Funktionieren soll das Museum wie eine Art Kultur-Outlet: Ähnlich wie bei den grenznahen Einkaufszentren sollen die Kunden direkt von der nahen Autobahn kommen - im besten Fall bis zu 180 000 pro Jahr. Ihnen wird auch ein Einkaufsservice geboten: Im Shop sind nicht nur Liebhabermodelle für Eisenbahnfans zu kaufen, sondern auch T-Shirts, Geldbörsen oder Ledertaschen mit dem Logo "Hans-Peter Porsche Traumwerk". Das angeschlossene Restaurant unterscheidet sich von Autobahnraststätten, sowohl im exklusiveren Angebot als auch im Preis. Firmen können im Traumwerk einen Saal für Veranstaltungen buchen.

Doch nicht nur der Porsche-Erbe hofft auf zahlungskräftige Kunden, sondern auch Silvester Enzinger, der Bürgermeister von Anger. Wenn der CSU-Mann auf das neue Museum angesprochen wird, sagt er: "Das ist wie ein Sechser im Lotto. Manche sagen: mit Zusatzzahl." Den könne sein Ort dringend gebrauchen. König Ludwig I. bezeichnete bei einer Rast Anger zwar einst als das schönste Dorf in Bayern.

Doch die Touristen auf dem Weg in den Süden halten nicht mehr, sie nehmen allenfalls noch von der Autobahn aus die auf einem Hügel stehende Kirche wahr. "Wir brauchen eine Belebung, deshalb war ich immer dafür", sagt der Bürgermeister.
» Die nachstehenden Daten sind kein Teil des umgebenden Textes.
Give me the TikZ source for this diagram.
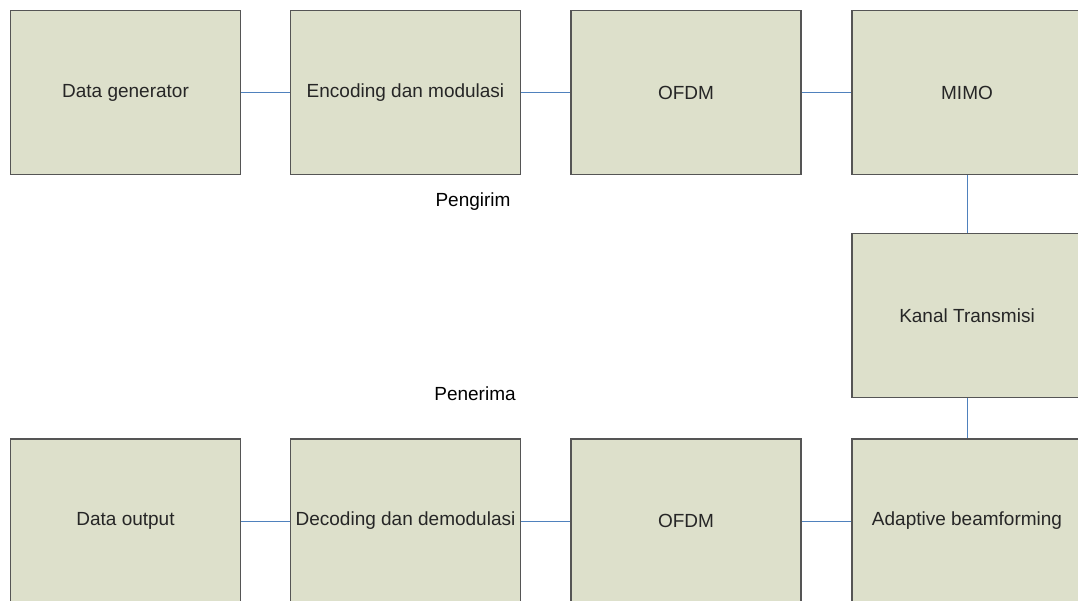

Als es zwischendurch mal Ärger gab wegen des Grundstücks, suchte Enzinger ein neues. Nun glaubt er eine Attraktion zu haben, die in Bälde in einem Atemzug mit dem Königssee oder Berchtesgaden genannt wird.

Für die Eisenbahnhalle inklusive Spielzeugausstellung verlangt Hans-Peter Porsche 14 Euro Eintritt für Erwachsene. Die können dort dafür locker mehrere Tage in der Eisenbahnwelt verbringen. Alle 17 Minuten lassen die Beamer dort die Sonne aufgehen, dann kräht der Hahn.